Military expert Azad Isazade agreed with the conspiracy theory. “This was an act of terror for sure, though I can’t say who may have needed it,” he said.
“It’s also difficult to be certain that it was planned to take place in the oil academy, not somewhere else.
“[The perpetrators] might have initially contemplated other targets – there are many important facilities in the area. The day it happened, the impression was that what we had was a case of a lone killer, a mentally unbalanced person or some religious fanatic.
“However, it has since turned out that he shot professionally, aiming at people’s heads, not at random. I think that he was not alone, and that someone covered him, as he walked around [inside the academy].”
Meanwhile, hundreds of students gathered outside the oil academy on May 1 and 4 to demonstrate outrage at what had happened – as well as over the state of country in general.
Chanting “No to terror!” as well as “No to corruption!”, they tried to stage a march along the central streets of Baku and demanded a day of mourning for the victims of the massacre be declared.
Leaders of youth opposition movements joined the protests carrying their own political placards.
Police made no attempt to break up the demonstrations, although they ensured the movement of the protesters in the city centre was restricted.
Mirkadyrov said that while the student protests were unlikely to grow into anything serious, they were a sign “of the discontent brewing in society.
“This [murder] might spell the end of whatever stability there is now.
“The worst thing is that the government may find itself pitted against a crowd. This is what the organisers of the terrorist act must have aimed at.”
Isazade blamed the authorities’ failure to provide information about the killings for the disquiet and the rumours.
“The youth are angry that there is no information, that no mourning has been declared; they will hit the streets again,” he predicted.
“The government officials should stand by the young and support the slogan ‘No to terrorism!’ Otherwise, terrorists will become more daring.
“If we don’t add our voice to the society’s, we may get new acts of terror.”
Meanwhile, a joint report released by Azerbaijan’s prosecutor-general and the interior ministry revealed that Gadirov was born in 1980 in the villager of Dashtepe in Georgia’s Marneuli district.
He had lived in Russia for a long time before returning to his home village last October, it said.
On March 12 this year, he asked Ariz Gabulov, from the town of Marneuli, the driver of a passenger bus shuttling between Marneuli and Baku, to help him rent an apartment in Baku, according to the report.
It said Gabulov arranged for Gadirov to live in his brother’s flat in an outlying part of the capital and on the following day they both arrived in the Azeri capital.

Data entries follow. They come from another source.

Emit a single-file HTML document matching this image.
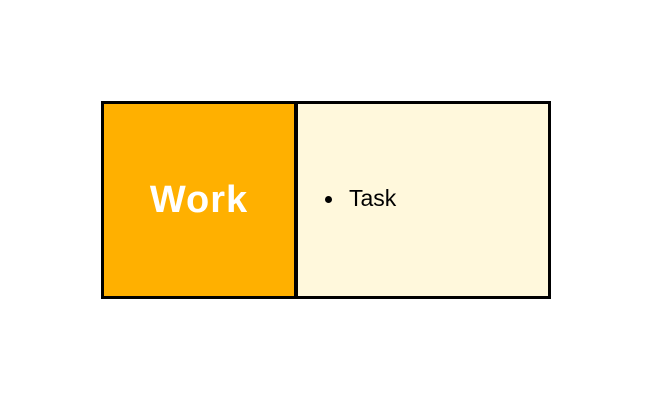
<!DOCTYPE html>
<html><head><style>
body{margin:0;width:652px;height:400px;background:#fff;position:relative;overflow:hidden;font-family:"Liberation Sans",sans-serif}
.l{position:absolute;left:101px;top:101px;width:190px;height:192px;border:3px solid #000;background:#FFB000;display:flex;align-items:center;justify-content:center;color:#fff;font-weight:bold;font-size:38px;letter-spacing:1px;z-index:1}
.r{position:absolute;left:295px;top:101px;width:250px;height:192px;border:3px solid #000;background:#FFF8DC}
.t{position:absolute;left:349px;top:185px;font-size:23px;color:#000}
.d{position:absolute;left:325px;top:196px;width:7px;height:7px;border-radius:50%;background:#000}
</style></head><body>
<div class="l">Work</div>
<div class="r"></div>
<div class="d"></div>
<div class="t">Task</div>
</body></html>
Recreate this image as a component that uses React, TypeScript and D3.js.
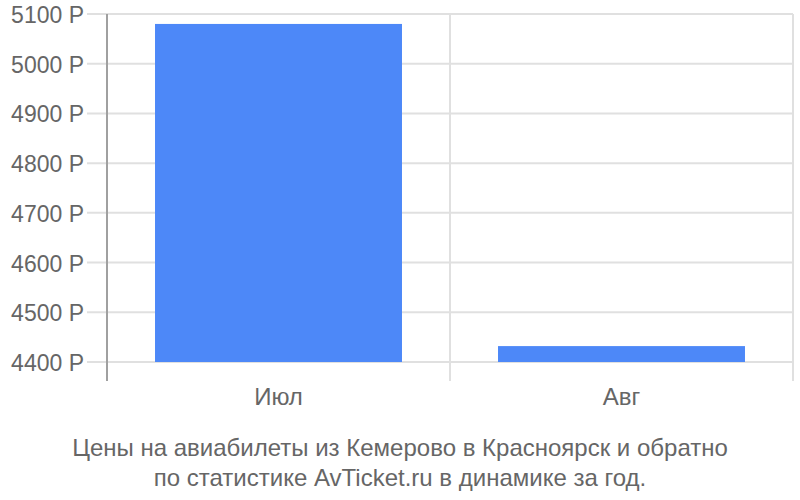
import * as d3 from "d3";
import { useEffect, useRef } from "react";

const months = ["Июл", "Авг"];
const prices = [5080, 4432];
const yTicks = [4400, 4500, 4600, 4700, 4800, 4900, 5000, 5100];
const titleLines = [
  "Цены на авиабилеты из Кемерово в Красноярск и обратно",
  "по статистике AvTicket.ru в динамике за год.",
];

export default function App() {
  const ref = useRef<SVGSVGElement | null>(null);

  useEffect(() => {
    if (!ref.current) return;
    const svg = d3.select(ref.current);
    svg.selectAll("*").remove();

    const width = 800;
    const height = 500;
    const left = 107;
    const right = 793;
    const top = 14;
    const bottom = 362;
    const font = "'Liberation Sans', Arial, sans-serif";

    const x = d3
      .scaleBand()
      .domain(months)
      .range([left, right])
      .paddingInner(0.28)
      .paddingOuter(0.14);
    const step = x.step();

    const y = d3.scaleLinear().domain([4400, 5100]).range([bottom, top]);

    svg.attr("width", width).attr("height", height);

    // horizontal grid
    svg
      .append("g")
      .selectAll("line")
      .data(yTicks)
      .enter()
      .append("line")
      .attr("x1", 87)
      .attr("x2", right)
      .attr("y1", (d) => y(d))
      .attr("y2", (d) => y(d))
      .attr("stroke", "#e0e0e0")
      .attr("stroke-width", 2);

    // vertical grid at category boundaries
    const bounds = months.map((m) => x(m)! - (step * 0.28) / 2 + step);
    svg
      .append("g")
      .selectAll("line")
      .data(bounds)
      .enter()
      .append("line")
      .attr("x1", (d) => d)
      .attr("x2", (d) => d)
      .attr("y1", top)
      .attr("y2", 381)
      .attr("stroke", "#e0e0e0")
      .attr("stroke-width", 2);

    // bars
    svg
      .append("g")
      .selectAll("rect")
      .data(months)
      .enter()
      .append("rect")
      .attr("x", (d) => x(d)!)
      .attr("y", (_, i) => y(prices[i]))
      .attr("width", x.bandwidth())
      .attr("height", (_, i) => bottom - y(prices[i]))
      .attr("fill", "#4d88f8");

    // left axis line
    svg
      .append("line")
      .attr("x1", left)
      .attr("x2", left)
      .attr("y1", top)
      .attr("y2", 381)
      .attr("stroke", "#a0a0a0")
      .attr("stroke-width", 2);

    // y labels
    svg
      .append("g")
      .selectAll("text")
      .data(yTicks)
      .enter()
      .append("text")
      .attr("x", 84)
      .attr("y", (d) => y(d) + 9)
      .attr("text-anchor", "end")
      .attr("font-family", font)
      .attr("font-size", 23)
      .attr("fill", "#666")
      .text((d) => `${d} Р`);

    // x labels
    svg
      .append("g")
      .selectAll("text")
      .data(months)
      .enter()
      .append("text")
      .attr("x", (d) => x(d)! + x.bandwidth() / 2)
      .attr("y", 405)
      .attr("text-anchor", "middle")
      .attr("font-family", font)
      .attr("font-size", 24)
      .attr("fill", "#666")
      .text((d) => d);

    // title
    svg
      .append("g")
      .selectAll("text")
      .data(titleLines)
      .enter()
      .append("text")
      .attr("x", 400)
      .attr("y", (_, i) => 456 + i * 30)
      .attr("text-anchor", "middle")
      .attr("font-family", font)
      .attr("font-size", 24)
      .attr("fill", "#666")
      .text((d) => d);
  }, []);

  return (
    <div>
      <svg ref={ref} style={{ position: "absolute", left: 0, top: 0 }}></svg>
    </div>
  );
}
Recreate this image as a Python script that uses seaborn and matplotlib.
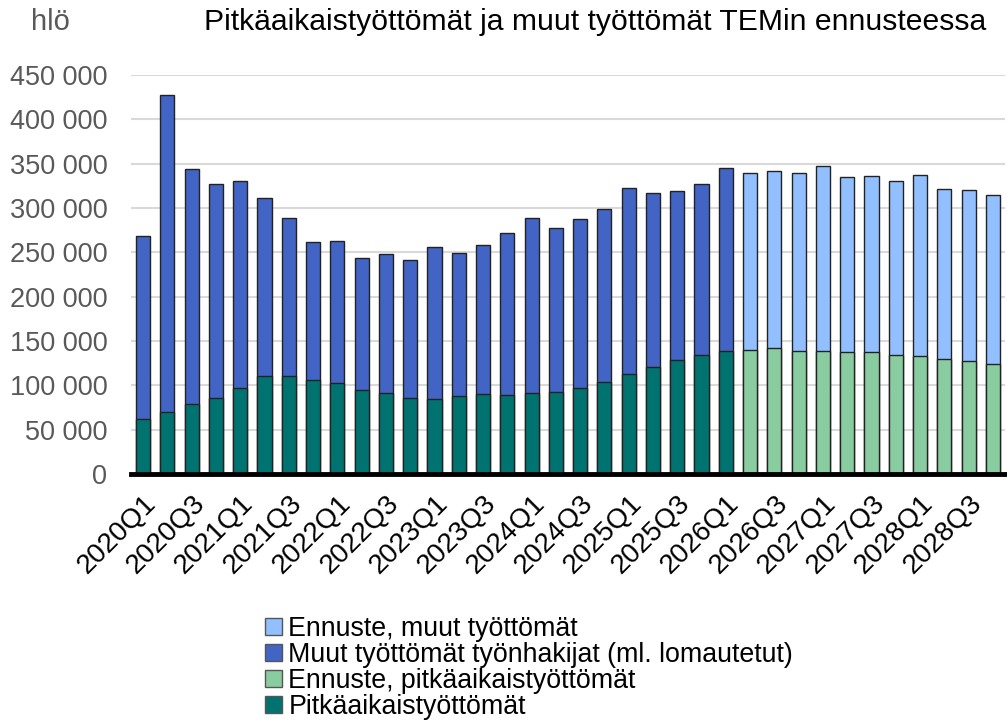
import matplotlib
matplotlib.use("Agg")
import matplotlib.pyplot as plt
import matplotlib.ticker as mticker
from matplotlib.patches import Patch
import seaborn as sns
import pandas as pd

# ---- data (persons) ----
quarters = [f"{y}Q{q}" for y in range(2020, 2029) for q in range(1, 5)]
total_unemployed = [
    268000, 427000, 343500, 326600,
    330000, 311500, 289000, 261500,
    262600, 243800, 247600, 241500,
    256000, 248700, 258500, 271600,
    288600, 277700, 287400, 298700,
    322800, 316400, 319000, 326600,
    344600, 340000, 341300, 339000,
    347300, 334800, 335600, 331000,
    336700, 321700, 320200, 314500,
]
long_term = [
    62500, 70000, 78600, 85800,
    97000, 110000, 111000, 106000,
    102700, 95200, 91800, 85800,
    84700, 87700, 90300, 89200,
    91000, 92900, 97000, 103500,
    112900, 120400, 128700, 134000,
    139200, 139600, 141800, 139200,
    139200, 137300, 138000, 134700,
    133200, 130200, 128000, 123800,
]
forecast_start = "2026Q2"

label_other_fc = "Ennuste, muut työttömät"
label_other = "Muut työttömät työnhakijat (ml. lomautetut)"
label_long_fc = "Ennuste, pitkäaikaistyöttömät"
label_long = "Pitkäaikaistyöttömät"

colors = {
    label_other_fc: "#91BFFF",
    label_other: "#4264C4",
    label_long_fc: "#88CCA0",
    label_long: "#007370",
}

fc_idx = quarters.index(forecast_start)
df = pd.DataFrame({
    "quarter": quarters,
    "total": total_unemployed,
    "long": long_term,
})
df["other_kind"] = [label_other if i < fc_idx else label_other_fc for i in range(len(df))]
df["long_kind"] = [label_long if i < fc_idx else label_long_fc for i in range(len(df))]

# ---- figure ----
sns.set_theme(style="white")
plt.rcParams["font.family"] = ["Liberation Sans", "DejaVu Sans"]
plt.rcParams["text.color"] = "black"

fig = plt.figure(figsize=(10.07, 7.24), dpi=100)
ax = fig.add_axes([131 / 1007, (724 - 474) / 724, (1005 - 131) / 1007, (474 - 75) / 724])

bar_kw = dict(dodge=False, width=0.58, edgecolor="#222222", linewidth=1.0,
              legend=False, ax=ax, saturation=1, zorder=3)
sns.barplot(data=df, x="quarter", y="total", hue="other_kind", palette=colors,
            order=quarters, **bar_kw)
sns.barplot(data=df, x="quarter", y="long", hue="long_kind", palette=colors,
            order=quarters, **bar_kw)

ax.set_ylim(0, 450000)
ax.set_xlim(-0.5, len(quarters) - 0.5)
ax.yaxis.set_major_locator(mticker.MultipleLocator(50000))
ax.yaxis.set_major_formatter(mticker.FuncFormatter(lambda v, p: f"{int(v):,}".replace(",", " ")))
ax.grid(axis="y", color="#d9d9d9", linewidth=1.5, zorder=0)
ax.set_axisbelow(True)
for s in ["top", "right", "left"]:
    ax.spines[s].set_visible(False)
ax.spines["bottom"].set_color("black")
ax.spines["bottom"].set_linewidth(3.5)
ax.spines["bottom"].set_zorder(5)

ax.set_xticks(range(0, len(quarters), 2))
ax.set_xticklabels(quarters[::2], rotation=45, ha="right", rotation_mode="anchor",
                   fontsize=20, color="black")
ax.tick_params(axis="x", length=0, pad=12)
ax.tick_params(axis="y", length=0, pad=17, labelsize=19.5, labelcolor="#595959")
ax.set_xlabel("")
ax.set_ylabel("")

fig.text(31 / 1007, 1 - 22 / 724, "hlö", fontsize=21, color="#595959", va="center", ha="left")
fig.text(595 / 1007, 1 - 22 / 724, "Pitkäaikaistyöttömät ja muut työttömät TEMin ennusteessa",
         fontsize=21.7, color="black", va="center", ha="center")

handles = [Patch(facecolor=colors[k], edgecolor="#555555", linewidth=1.0)
           for k in [label_other_fc, label_other, label_long_fc, label_long]]
labels = [label_other_fc, label_other, label_long_fc, label_long]
leg = fig.legend(handles, labels, loc="upper left", bbox_to_anchor=(265 / 1007, 1 - 616 / 724),
                 frameon=False, fontsize=19.3, handlelength=0.62, handleheight=0.62,
                 handletextpad=0.25, labelspacing=0.0, borderaxespad=0, borderpad=0)
for t in leg.get_texts():
    t.set_color("black")

fig.savefig("out.png", dpi=100)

Later, after police searched the rented apartment, they found a 9-mm bullet, a synthetic black mask with a wolf image printed on it and used medical rubber gloves.
Ariz Gabulov, alongside his brother Arif, is now under investigation.
According to the official report, investigators have found out that Gadirov repeatedly telephoned Nadir Aliev.
The latter is said to have been outside the oil academy building when Gadirov was carrying out the killings.
Over 300 witnesses have been questioned, including some who filmed the shootings on their mobile phones that later were seized as evidence.
An initial forensic ballistic examination confirmed that all the shots came from one and the same gun. It has been proved also that Farda killed himself with this gun.
Currently, intensive efforts are under way to track down other participants of the crime, if there are any.
In the meantime, local media reported a new arrest in connection with the shootings.
They said that hours after the attack on the academy, police hurried to the village of Dash Sadakhly in the Gazakh district to search for a man named Madat Kazimov.
An operation conducted by the Azeri police on the night of May 3-4 resulted in him being arrested and flown to Baku.
Meanwhile, on May 1, the killer’s father, Asad Gadirov, arrived in Baku from Moscow.
After identifying his son from a photo shown to him by the police, he said he disowned him. The mystery over why this young man killed so many innocent people, so far from his home, continues.